Task to complete →
Write the data out again exactly, with no pictures.

Information supplied →
※ ※ ※

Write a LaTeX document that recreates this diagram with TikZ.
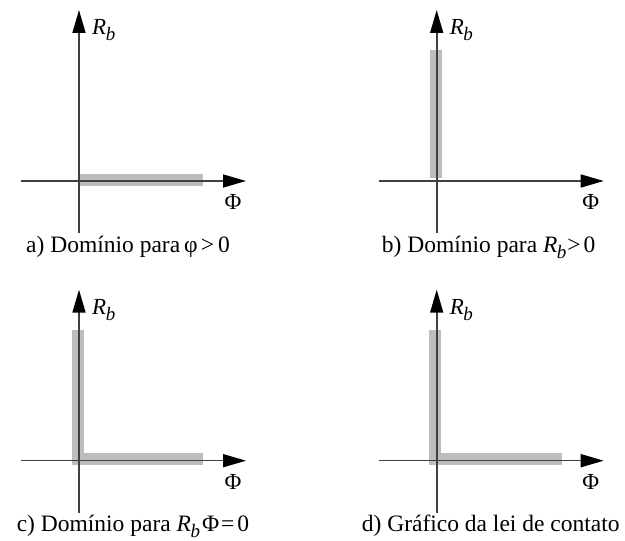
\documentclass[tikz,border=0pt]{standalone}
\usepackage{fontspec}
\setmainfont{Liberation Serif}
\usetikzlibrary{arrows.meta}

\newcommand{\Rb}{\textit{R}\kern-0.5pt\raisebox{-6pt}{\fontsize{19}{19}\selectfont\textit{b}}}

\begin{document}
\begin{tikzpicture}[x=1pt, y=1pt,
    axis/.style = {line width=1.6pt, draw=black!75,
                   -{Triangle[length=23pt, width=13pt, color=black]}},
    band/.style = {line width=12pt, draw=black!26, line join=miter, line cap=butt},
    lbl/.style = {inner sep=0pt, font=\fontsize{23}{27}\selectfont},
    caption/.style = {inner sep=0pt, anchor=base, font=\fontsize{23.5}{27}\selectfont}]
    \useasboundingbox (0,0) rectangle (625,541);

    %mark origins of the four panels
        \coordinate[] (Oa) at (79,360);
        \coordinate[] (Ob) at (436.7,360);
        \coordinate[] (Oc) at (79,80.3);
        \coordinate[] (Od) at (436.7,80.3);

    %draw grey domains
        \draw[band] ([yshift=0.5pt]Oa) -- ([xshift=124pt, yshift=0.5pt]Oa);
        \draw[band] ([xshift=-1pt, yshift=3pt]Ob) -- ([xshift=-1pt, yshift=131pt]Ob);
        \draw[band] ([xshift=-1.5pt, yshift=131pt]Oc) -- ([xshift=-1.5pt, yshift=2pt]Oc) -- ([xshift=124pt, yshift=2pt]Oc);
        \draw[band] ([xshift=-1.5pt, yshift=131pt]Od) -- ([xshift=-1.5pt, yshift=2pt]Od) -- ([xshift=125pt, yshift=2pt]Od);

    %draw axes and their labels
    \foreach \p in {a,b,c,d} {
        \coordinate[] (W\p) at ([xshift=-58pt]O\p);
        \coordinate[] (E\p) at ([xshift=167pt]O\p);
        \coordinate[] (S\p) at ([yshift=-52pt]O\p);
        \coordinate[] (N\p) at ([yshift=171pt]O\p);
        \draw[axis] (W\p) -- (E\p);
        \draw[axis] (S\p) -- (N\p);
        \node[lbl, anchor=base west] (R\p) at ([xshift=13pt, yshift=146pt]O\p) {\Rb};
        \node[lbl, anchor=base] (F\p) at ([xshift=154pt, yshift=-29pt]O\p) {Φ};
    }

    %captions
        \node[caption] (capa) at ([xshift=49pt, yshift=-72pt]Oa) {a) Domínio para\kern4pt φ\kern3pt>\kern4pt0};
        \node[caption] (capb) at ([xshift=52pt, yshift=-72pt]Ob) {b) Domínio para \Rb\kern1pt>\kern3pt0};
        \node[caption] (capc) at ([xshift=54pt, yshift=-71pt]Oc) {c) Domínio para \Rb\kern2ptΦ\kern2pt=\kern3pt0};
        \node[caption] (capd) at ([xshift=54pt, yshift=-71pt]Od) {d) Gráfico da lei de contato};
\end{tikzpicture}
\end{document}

※ ※ ※

Written answer →
Write a LaTeX document that recreates this diagram with TikZ.
\documentclass[tikz,border=0pt]{standalone}
\usepackage{fontspec}
\setmainfont{Liberation Serif}
\usetikzlibrary{arrows.meta}

\newcommand{\Rb}{\textit{R}\kern-0.5pt\raisebox{-6pt}{\fontsize{19}{19}\selectfont\textit{b}}}

\begin{document}
\begin{tikzpicture}[x=1pt, y=1pt,
    axis/.style = {line width=1.6pt, draw=black!75,
                   -{Triangle[length=23pt, width=13pt, color=black]}},
    band/.style = {line width=12pt, draw=black!26, line join=miter, line cap=butt},
    lbl/.style = {inner sep=0pt, font=\fontsize{23}{27}\selectfont},
    caption/.style = {inner sep=0pt, anchor=base, font=\fontsize{23.5}{27}\selectfont}]
    \useasboundingbox (0,0) rectangle (625,541);

    %mark origins of the four panels
        \coordinate[] (Oa) at (79,360);
        \coordinate[] (Ob) at (436.7,360);
        \coordinate[] (Oc) at (79,80.3);
        \coordinate[] (Od) at (436.7,80.3);

    %draw grey domains
        \draw[band] ([yshift=0.5pt]Oa) -- ([xshift=124pt, yshift=0.5pt]Oa);
        \draw[band] ([xshift=-1pt, yshift=3pt]Ob) -- ([xshift=-1pt, yshift=131pt]Ob);
        \draw[band] ([xshift=-1.5pt, yshift=131pt]Oc) -- ([xshift=-1.5pt, yshift=2pt]Oc) -- ([xshift=124pt, yshift=2pt]Oc);
        \draw[band] ([xshift=-1.5pt, yshift=131pt]Od) -- ([xshift=-1.5pt, yshift=2pt]Od) -- ([xshift=125pt, yshift=2pt]Od);

    %draw axes and their labels
    \foreach \p in {a,b,c,d} {
        \coordinate[] (W\p) at ([xshift=-58pt]O\p);
        \coordinate[] (E\p) at ([xshift=167pt]O\p);
        \coordinate[] (S\p) at ([yshift=-52pt]O\p);
        \coordinate[] (N\p) at ([yshift=171pt]O\p);
        \draw[axis] (W\p) -- (E\p);
        \draw[axis] (S\p) -- (N\p);
        \node[lbl, anchor=base west] (R\p) at ([xshift=13pt, yshift=146pt]O\p) {\Rb};
        \node[lbl, anchor=base] (F\p) at ([xshift=154pt, yshift=-29pt]O\p) {Φ};
    }

    %captions
        \node[caption] (capa) at ([xshift=49pt, yshift=-72pt]Oa) {a) Domínio para\kern4pt φ\kern3pt>\kern4pt0};
        \node[caption] (capb) at ([xshift=52pt, yshift=-72pt]Ob) {b) Domínio para \Rb\kern1pt>\kern3pt0};
        \node[caption] (capc) at ([xshift=54pt, yshift=-71pt]Oc) {c) Domínio para \Rb\kern2ptΦ\kern2pt=\kern3pt0};
        \node[caption] (capd) at ([xshift=54pt, yshift=-71pt]Od) {d) Gráfico da lei de contato};
\end{tikzpicture}
\end{document}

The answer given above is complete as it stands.